The new year has started and I am shocked how little some educators contribute to their TDA. In the school I am in now, I had to encourage some teachers to put in money into their TDA. A few who did have money in their TDA had allocated less than 5% of their paycheck. Ihis post is my recommendation to educators on why its important to contribute as much as you can to your TDA contribution.
First, the minimum I recommend for educators is to contribute 10% of your paycheck. Yes, I know that 10% seems like a lot but it really is not 10% because you save on taxes, If you live in New York City, educators will be paying a combined 27% tax rate (15% federal and 12% state and local). Therefore if an educator contributes, say $10,000 to their TDA from their paycheck, they will save $2,700 from their taxes. That's right, because the $10,000 will not be taxed and even if you take the money out after you turn 55 years of age and reside in New York State only the federal government taxes need to be paid as the TDA is exempt from State and Local taxes.
Second, the TDA money is taken out in 24 checks annually and you can adjust your take home pay to minimize the pain since you will be taxed on a lower salary. For example, the $10,000 will result in a $417 reduction per paycheck.
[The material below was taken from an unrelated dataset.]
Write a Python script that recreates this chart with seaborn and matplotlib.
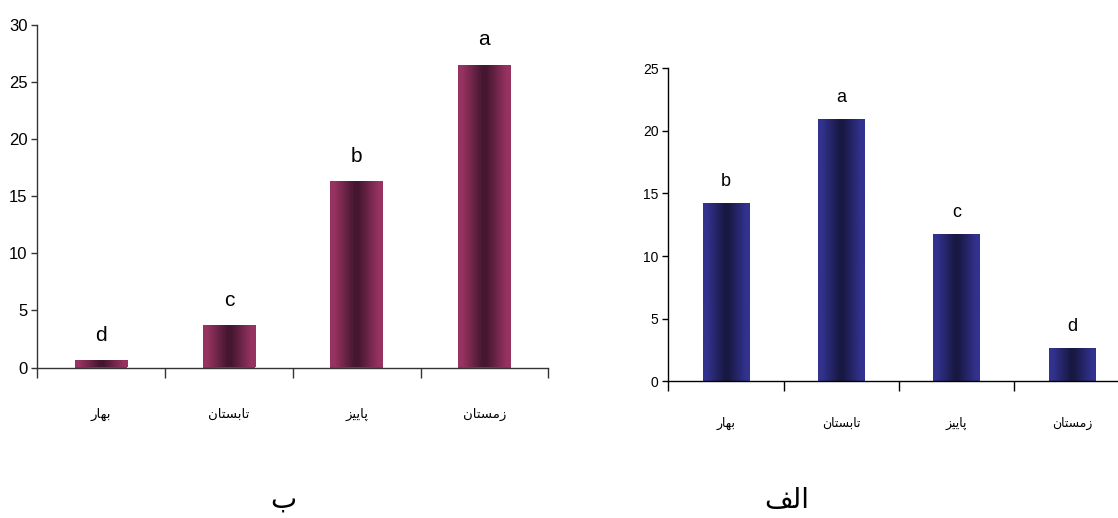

However, since your salary that is taxed is also reduced by 10%, the $2,700 reduction in taxes will allow you to recover $113 per paycheck. Therefore, the actual reduction in take home pay is $304 per paycheck.
Third, remember, the TDA contributions are tax deferred and accumulate interest for the decades during your working career without being taxed and will be exempt from State and City taxes if you decide to live in New York State when you retire and withdraw the TDA funds.
Finally, at retirement, you have at least three choices for your TDA. You can make it an annuity, convert it to the fixed income fund and which gives you 7% interest (UFT titles) or 8,25% (non UFT titles) and take the interest, or take a fixed sum annually based upon your wants or needs.while keeping an asset allocation that allows you to combat the eroding effects of inflation.
Once, you start putting in the 10%, then increase your contribution rate annually by 2%, after receiving a raise. By the time you retire you will probably max out your yearly TDA contribution ($18,000 or $24,000 if you are 50 years of age or older). The end result of the "short-term pain for the long-term gain"will be you may end up a millionaire with or even without your pension or Social Security. What a wonderful thought.